# Aim
Skip all pictures, then print the remaining material exactly.

# Information supplied
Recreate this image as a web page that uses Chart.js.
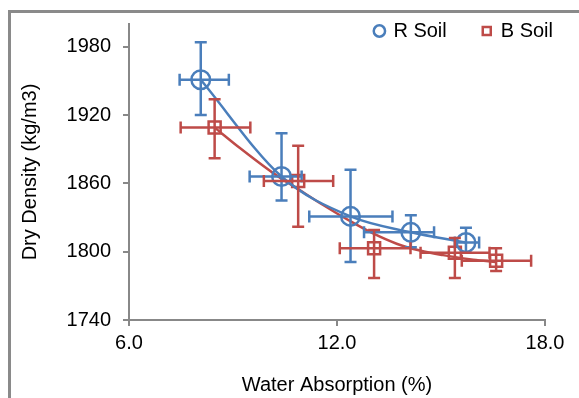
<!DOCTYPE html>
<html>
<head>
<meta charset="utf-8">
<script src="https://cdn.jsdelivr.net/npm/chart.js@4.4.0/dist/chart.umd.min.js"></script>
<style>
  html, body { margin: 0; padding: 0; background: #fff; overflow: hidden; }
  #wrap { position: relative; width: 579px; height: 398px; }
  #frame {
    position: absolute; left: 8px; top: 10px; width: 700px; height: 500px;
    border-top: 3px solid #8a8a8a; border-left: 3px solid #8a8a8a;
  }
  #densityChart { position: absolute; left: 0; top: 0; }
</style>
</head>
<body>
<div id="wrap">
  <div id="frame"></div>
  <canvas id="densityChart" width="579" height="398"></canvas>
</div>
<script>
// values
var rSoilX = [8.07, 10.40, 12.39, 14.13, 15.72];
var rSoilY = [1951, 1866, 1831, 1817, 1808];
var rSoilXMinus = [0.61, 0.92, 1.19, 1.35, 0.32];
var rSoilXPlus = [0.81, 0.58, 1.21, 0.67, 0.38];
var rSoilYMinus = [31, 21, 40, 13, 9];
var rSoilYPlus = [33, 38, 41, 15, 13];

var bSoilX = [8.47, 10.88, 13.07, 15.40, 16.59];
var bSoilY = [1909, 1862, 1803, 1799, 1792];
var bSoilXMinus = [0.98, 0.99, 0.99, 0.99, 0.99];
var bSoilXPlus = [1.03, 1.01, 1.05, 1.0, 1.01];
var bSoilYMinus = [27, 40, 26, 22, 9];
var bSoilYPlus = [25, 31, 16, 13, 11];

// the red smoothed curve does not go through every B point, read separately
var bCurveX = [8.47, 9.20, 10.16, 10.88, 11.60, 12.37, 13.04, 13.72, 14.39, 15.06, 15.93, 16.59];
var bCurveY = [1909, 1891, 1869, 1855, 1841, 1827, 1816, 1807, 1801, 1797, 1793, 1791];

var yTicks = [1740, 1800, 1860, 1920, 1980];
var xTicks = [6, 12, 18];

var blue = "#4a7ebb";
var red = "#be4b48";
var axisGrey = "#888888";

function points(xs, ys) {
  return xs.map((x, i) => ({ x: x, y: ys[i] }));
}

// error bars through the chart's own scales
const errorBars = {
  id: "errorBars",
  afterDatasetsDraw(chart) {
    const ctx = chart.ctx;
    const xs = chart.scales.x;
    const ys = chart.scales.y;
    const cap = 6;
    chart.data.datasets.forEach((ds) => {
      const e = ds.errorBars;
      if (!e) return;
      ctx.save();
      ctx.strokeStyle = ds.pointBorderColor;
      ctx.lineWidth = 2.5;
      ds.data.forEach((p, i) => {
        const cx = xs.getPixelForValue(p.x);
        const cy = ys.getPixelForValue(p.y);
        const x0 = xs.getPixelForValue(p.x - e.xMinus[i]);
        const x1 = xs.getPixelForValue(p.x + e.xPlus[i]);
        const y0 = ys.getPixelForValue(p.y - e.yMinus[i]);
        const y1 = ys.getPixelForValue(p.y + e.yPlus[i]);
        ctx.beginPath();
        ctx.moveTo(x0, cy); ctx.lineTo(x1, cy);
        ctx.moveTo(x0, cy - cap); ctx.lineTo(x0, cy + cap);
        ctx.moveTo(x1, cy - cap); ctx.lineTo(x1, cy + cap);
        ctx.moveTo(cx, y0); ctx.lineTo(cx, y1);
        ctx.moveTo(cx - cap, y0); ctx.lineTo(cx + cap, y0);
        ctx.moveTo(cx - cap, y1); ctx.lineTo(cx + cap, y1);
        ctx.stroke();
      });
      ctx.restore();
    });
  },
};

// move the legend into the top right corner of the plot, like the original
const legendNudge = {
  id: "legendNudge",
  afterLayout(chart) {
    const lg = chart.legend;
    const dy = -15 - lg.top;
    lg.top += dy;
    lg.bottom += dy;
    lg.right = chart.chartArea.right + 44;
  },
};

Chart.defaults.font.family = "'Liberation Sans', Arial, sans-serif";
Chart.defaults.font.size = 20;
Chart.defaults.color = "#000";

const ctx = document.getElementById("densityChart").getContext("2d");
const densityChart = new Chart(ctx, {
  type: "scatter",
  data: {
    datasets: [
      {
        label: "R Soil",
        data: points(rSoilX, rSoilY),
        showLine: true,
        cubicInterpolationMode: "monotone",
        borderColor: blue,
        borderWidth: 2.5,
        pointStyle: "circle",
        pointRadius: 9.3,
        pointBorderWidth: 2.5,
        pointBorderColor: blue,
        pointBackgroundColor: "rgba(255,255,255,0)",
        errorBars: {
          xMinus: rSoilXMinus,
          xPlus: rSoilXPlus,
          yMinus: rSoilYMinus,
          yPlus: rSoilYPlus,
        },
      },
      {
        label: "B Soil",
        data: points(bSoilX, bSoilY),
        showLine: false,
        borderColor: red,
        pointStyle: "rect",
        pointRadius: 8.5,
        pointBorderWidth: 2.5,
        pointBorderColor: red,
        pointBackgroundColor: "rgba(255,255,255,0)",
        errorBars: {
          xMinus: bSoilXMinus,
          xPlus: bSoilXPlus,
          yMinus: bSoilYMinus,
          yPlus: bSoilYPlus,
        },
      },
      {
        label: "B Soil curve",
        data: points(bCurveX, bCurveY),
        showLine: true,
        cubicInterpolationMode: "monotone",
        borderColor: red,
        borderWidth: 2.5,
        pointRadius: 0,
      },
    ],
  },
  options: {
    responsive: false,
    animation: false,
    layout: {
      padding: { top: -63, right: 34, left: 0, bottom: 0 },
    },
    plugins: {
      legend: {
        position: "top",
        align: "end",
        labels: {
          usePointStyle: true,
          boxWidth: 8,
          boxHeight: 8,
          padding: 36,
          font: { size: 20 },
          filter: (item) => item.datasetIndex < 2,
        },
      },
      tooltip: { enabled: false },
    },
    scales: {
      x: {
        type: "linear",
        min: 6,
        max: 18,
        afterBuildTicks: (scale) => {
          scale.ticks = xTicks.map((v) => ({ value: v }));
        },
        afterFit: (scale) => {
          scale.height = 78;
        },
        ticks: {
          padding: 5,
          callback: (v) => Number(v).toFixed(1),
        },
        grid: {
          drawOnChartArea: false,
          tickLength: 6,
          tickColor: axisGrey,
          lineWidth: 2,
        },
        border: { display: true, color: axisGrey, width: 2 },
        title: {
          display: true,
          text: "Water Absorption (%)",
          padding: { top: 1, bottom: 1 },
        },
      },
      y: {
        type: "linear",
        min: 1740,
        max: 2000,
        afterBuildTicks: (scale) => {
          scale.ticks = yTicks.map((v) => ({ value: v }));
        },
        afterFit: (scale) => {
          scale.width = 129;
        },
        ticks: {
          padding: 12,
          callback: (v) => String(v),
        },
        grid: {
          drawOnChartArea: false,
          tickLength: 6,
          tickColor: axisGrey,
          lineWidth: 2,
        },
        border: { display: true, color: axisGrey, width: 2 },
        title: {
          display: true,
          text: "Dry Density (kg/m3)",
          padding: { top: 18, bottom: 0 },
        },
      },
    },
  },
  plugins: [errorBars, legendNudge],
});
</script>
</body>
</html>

# The response
Recreate this image as a web page that uses Chart.js.
<!DOCTYPE html>
<html>
<head>
<meta charset="utf-8">
<script src="https://cdn.jsdelivr.net/npm/chart.js@4.4.0/dist/chart.umd.min.js"></script>
<style>
  html, body { margin: 0; padding: 0; background: #fff; overflow: hidden; }
  #wrap { position: relative; width: 579px; height: 398px; }
  #frame {
    position: absolute; left: 8px; top: 10px; width: 700px; height: 500px;
    border-top: 3px solid #8a8a8a; border-left: 3px solid #8a8a8a;
  }
  #densityChart { position: absolute; left: 0; top: 0; }
</style>
</head>
<body>
<div id="wrap">
  <div id="frame"></div>
  <canvas id="densityChart" width="579" height="398"></canvas>
</div>
<script>
// values
var rSoilX = [8.07, 10.40, 12.39, 14.13, 15.72];
var rSoilY = [1951, 1866, 1831, 1817, 1808];
var rSoilXMinus = [0.61, 0.92, 1.19, 1.35, 0.32];
var rSoilXPlus = [0.81, 0.58, 1.21, 0.67, 0.38];
var rSoilYMinus = [31, 21, 40, 13, 9];
var rSoilYPlus = [33, 38, 41, 15, 13];

var bSoilX = [8.47, 10.88, 13.07, 15.40, 16.59];
var bSoilY = [1909, 1862, 1803, 1799, 1792];
var bSoilXMinus = [0.98, 0.99, 0.99, 0.99, 0.99];
var bSoilXPlus = [1.03, 1.01, 1.05, 1.0, 1.01];
var bSoilYMinus = [27, 40, 26, 22, 9];
var bSoilYPlus = [25, 31, 16, 13, 11];

// the red smoothed curve does not go through every B point, read separately
var bCurveX = [8.47, 9.20, 10.16, 10.88, 11.60, 12.37, 13.04, 13.72, 14.39, 15.06, 15.93, 16.59];
var bCurveY = [1909, 1891, 1869, 1855, 1841, 1827, 1816, 1807, 1801, 1797, 1793, 1791];

var yTicks = [1740, 1800, 1860, 1920, 1980];
var xTicks = [6, 12, 18];

var blue = "#4a7ebb";
var red = "#be4b48";
var axisGrey = "#888888";

function points(xs, ys) {
  return xs.map((x, i) => ({ x: x, y: ys[i] }));
}

// error bars through the chart's own scales
const errorBars = {
  id: "errorBars",
  afterDatasetsDraw(chart) {
    const ctx = chart.ctx;
    const xs = chart.scales.x;
    const ys = chart.scales.y;
    const cap = 6;
    chart.data.datasets.forEach((ds) => {
      const e = ds.errorBars;
      if (!e) return;
      ctx.save();
      ctx.strokeStyle = ds.pointBorderColor;
      ctx.lineWidth = 2.5;
      ds.data.forEach((p, i) => {
        const cx = xs.getPixelForValue(p.x);
        const cy = ys.getPixelForValue(p.y);
        const x0 = xs.getPixelForValue(p.x - e.xMinus[i]);
        const x1 = xs.getPixelForValue(p.x + e.xPlus[i]);
        const y0 = ys.getPixelForValue(p.y - e.yMinus[i]);
        const y1 = ys.getPixelForValue(p.y + e.yPlus[i]);
        ctx.beginPath();
        ctx.moveTo(x0, cy); ctx.lineTo(x1, cy);
        ctx.moveTo(x0, cy - cap); ctx.lineTo(x0, cy + cap);
        ctx.moveTo(x1, cy - cap); ctx.lineTo(x1, cy + cap);
        ctx.moveTo(cx, y0); ctx.lineTo(cx, y1);
        ctx.moveTo(cx - cap, y0); ctx.lineTo(cx + cap, y0);
        ctx.moveTo(cx - cap, y1); ctx.lineTo(cx + cap, y1);
        ctx.stroke();
      });
      ctx.restore();
    });
  },
};

// move the legend into the top right corner of the plot, like the original
const legendNudge = {
  id: "legendNudge",
  afterLayout(chart) {
    const lg = chart.legend;
    const dy = -15 - lg.top;
    lg.top += dy;
    lg.bottom += dy;
    lg.right = chart.chartArea.right + 44;
  },
};

Chart.defaults.font.family = "'Liberation Sans', Arial, sans-serif";
Chart.defaults.font.size = 20;
Chart.defaults.color = "#000";

const ctx = document.getElementById("densityChart").getContext("2d");
const densityChart = new Chart(ctx, {
  type: "scatter",
  data: {
    datasets: [
      {
        label: "R Soil",
        data: points(rSoilX, rSoilY),
        showLine: true,
        cubicInterpolationMode: "monotone",
        borderColor: blue,
        borderWidth: 2.5,
        pointStyle: "circle",
        pointRadius: 9.3,
        pointBorderWidth: 2.5,
        pointBorderColor: blue,
        pointBackgroundColor: "rgba(255,255,255,0)",
        errorBars: {
          xMinus: rSoilXMinus,
          xPlus: rSoilXPlus,
          yMinus: rSoilYMinus,
          yPlus: rSoilYPlus,
        },
      },
      {
        label: "B Soil",
        data: points(bSoilX, bSoilY),
        showLine: false,
        borderColor: red,
        pointStyle: "rect",
        pointRadius: 8.5,
        pointBorderWidth: 2.5,
        pointBorderColor: red,
        pointBackgroundColor: "rgba(255,255,255,0)",
        errorBars: {
          xMinus: bSoilXMinus,
          xPlus: bSoilXPlus,
          yMinus: bSoilYMinus,
          yPlus: bSoilYPlus,
        },
      },
      {
        label: "B Soil curve",
        data: points(bCurveX, bCurveY),
        showLine: true,
        cubicInterpolationMode: "monotone",
        borderColor: red,
        borderWidth: 2.5,
        pointRadius: 0,
      },
    ],
  },
  options: {
    responsive: false,
    animation: false,
    layout: {
      padding: { top: -63, right: 34, left: 0, bottom: 0 },
    },
    plugins: {
      legend: {
        position: "top",
        align: "end",
        labels: {
          usePointStyle: true,
          boxWidth: 8,
          boxHeight: 8,
          padding: 36,
          font: { size: 20 },
          filter: (item) => item.datasetIndex < 2,
        },
      },
      tooltip: { enabled: false },
    },
    scales: {
      x: {
        type: "linear",
        min: 6,
        max: 18,
        afterBuildTicks: (scale) => {
          scale.ticks = xTicks.map((v) => ({ value: v }));
        },
        afterFit: (scale) => {
          scale.height = 78;
        },
        ticks: {
          padding: 5,
          callback: (v) => Number(v).toFixed(1),
        },
        grid: {
          drawOnChartArea: false,
          tickLength: 6,
          tickColor: axisGrey,
          lineWidth: 2,
        },
        border: { display: true, color: axisGrey, width: 2 },
        title: {
          display: true,
          text: "Water Absorption (%)",
          padding: { top: 1, bottom: 1 },
        },
      },
      y: {
        type: "linear",
        min: 1740,
        max: 2000,
        afterBuildTicks: (scale) => {
          scale.ticks = yTicks.map((v) => ({ value: v }));
        },
        afterFit: (scale) => {
          scale.width = 129;
        },
        ticks: {
          padding: 12,
          callback: (v) => String(v),
        },
        grid: {
          drawOnChartArea: false,
          tickLength: 6,
          tickColor: axisGrey,
          lineWidth: 2,
        },
        border: { display: true, color: axisGrey, width: 2 },
        title: {
          display: true,
          text: "Dry Density (kg/m3)",
          padding: { top: 18, bottom: 0 },
        },
      },
    },
  },
  plugins: [errorBars, legendNudge],
});
</script>
</body>
</html>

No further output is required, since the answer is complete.